The major theme, I believe, that is present in Speak Bitterness is that of the need to confess as highlighted under themes in the academic article above. The play feels as though it is improvised especially as actors appear to speak and move in whatever way whenever they feel like it. There's a feeling that the play is personal because an audience member has probably read someone else's diary or not taken the dogs for a walk as suggested in the quote above. Not only does that make an audience member feel guilty about the actor, it makes them feel guilty about their actions. This perfectly shows their style as they are actively involving audience members in order to make them connect with the actor and potentially more with themselves. The video below is a five-minute clip from the play: 


The video below is our own interpretation of an extract from the play:



Most of what is shown in the video is improvised - when we would say lines and what line we would say which allowed for people to speak over each other and showed people's actual reactions to what was going on. We wanted the section to feel as though it was a group of people simply reading off a script with no predetermined movements and to seem as casual as possible in order to relate to more audience members. This can be shown by the casual entrances and exits, the sparing humour that we use, and in the use of scripts as props. I do think that we expressed the politicalness of the piece too much and made it too obvious with Joel's line at the end: "We're guilty. We confess" which although does show the theme, it makes the theme too obvious and too in-yer-face but certainly not as much as Brecht. Personally, I really enjoyed this performance as I felt comfortable and natural and it allowed me to experiment with a theatre that I don't feel I fully understood when we did our first lesson on Forced Entertainment at the start of last year.

Tabletop series

"In Complete Works six performers create condensed versions of each and every Shakespeare play, comically and intimately retelling them, using a collection of everyday objects as stand-ins for the characters on the one-metre stage of an ordinary tabletop.

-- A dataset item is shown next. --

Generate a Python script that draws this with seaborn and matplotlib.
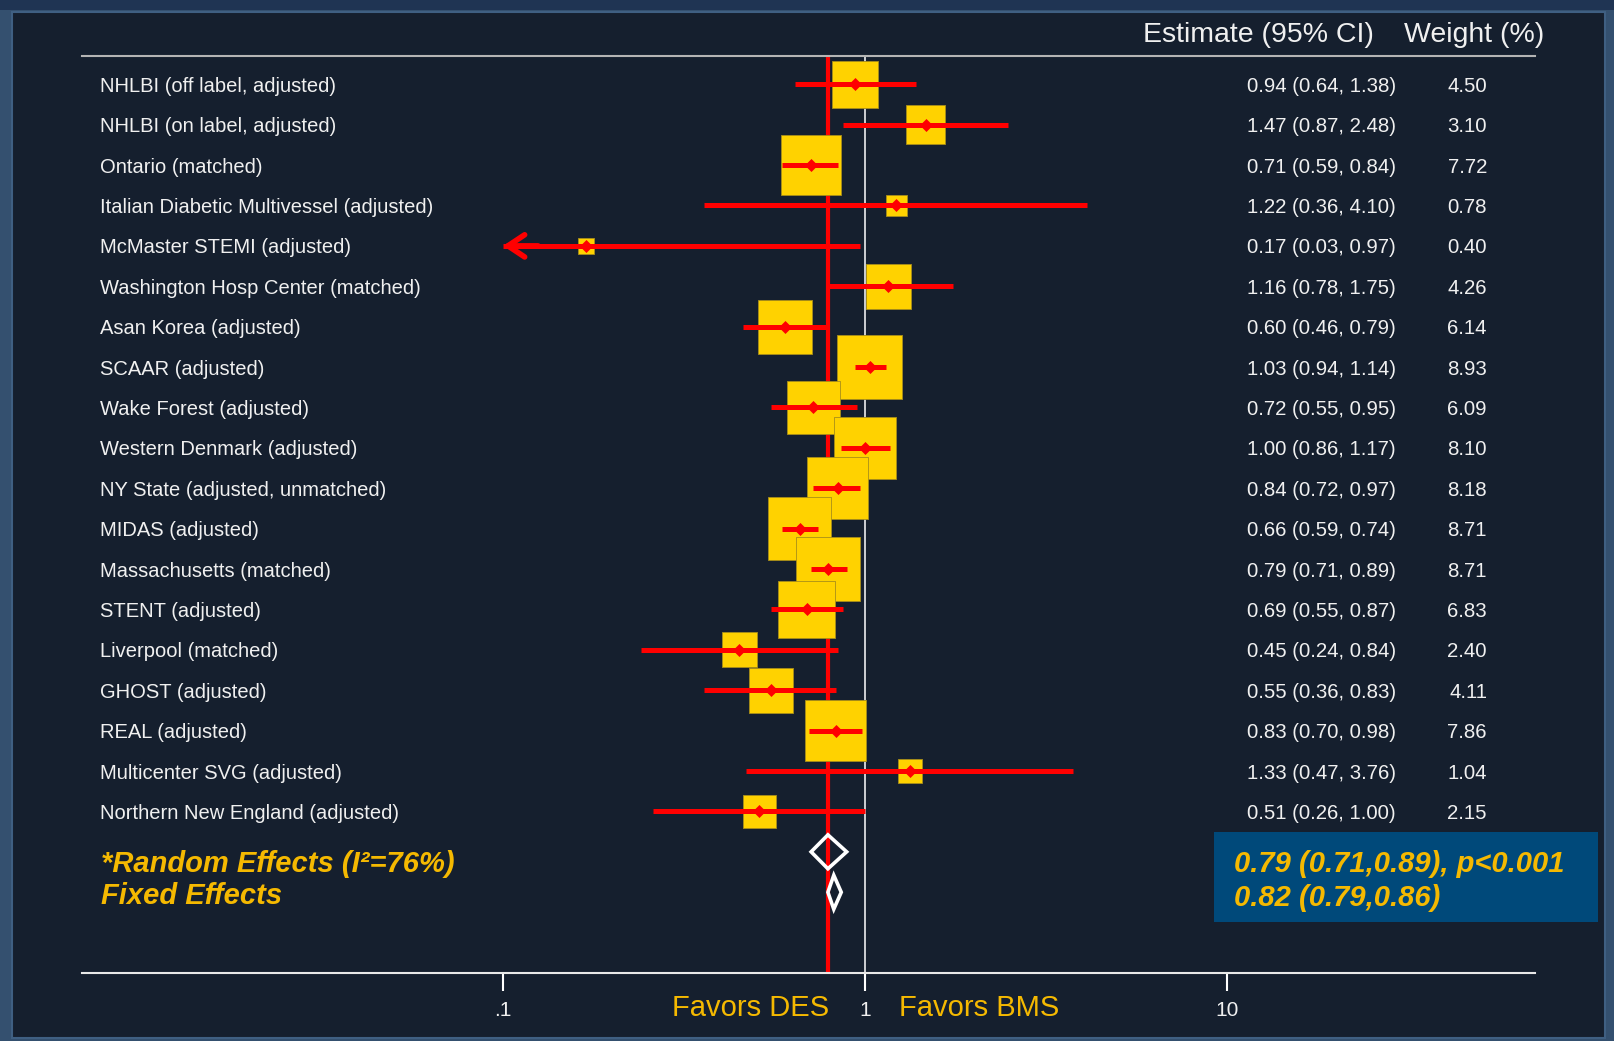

Forced Entertainment have long had an obsession with virtual or described performance, exploring in different ways over the years the possibilities of conjuring extraordinary scenes, images and stories using language alone. In a brand new direction for the group, Complete Works: Table Top Shakespeare explores the dynamic force of narrative in relation to Shakespeare’s comedies, tragedies, histories and late plays. What follows is simple and idiosyncratic, absurd and strangely compelling as, through a kind of lo-fi, home-made puppetry, the stories of the plays really do come to life in vivid miniature.

Forced Entertainment’s Complete Works is the first time they’ve approached dramatic literature and the Shakespearean legacy. The result is a kind of levelling of the plays – a gently comic re-casting of them via objects from the kitchen cabinet and grocery store shelves – as well as a celebration of their power as stories, and the act of storytelling and theatre itself."

https://www.forcedentertainment.com/project/complete-works-table-top-shakespeare/


Below is a video of  myself and Maya's version of the tabletop series based off the musical West Side Story:


I think that we didn't take the piece/style as seriously as what Forced Entertainment did, but I do think the piece was somewhat effective largely because we used props that we'd found moments before in the Drama Office.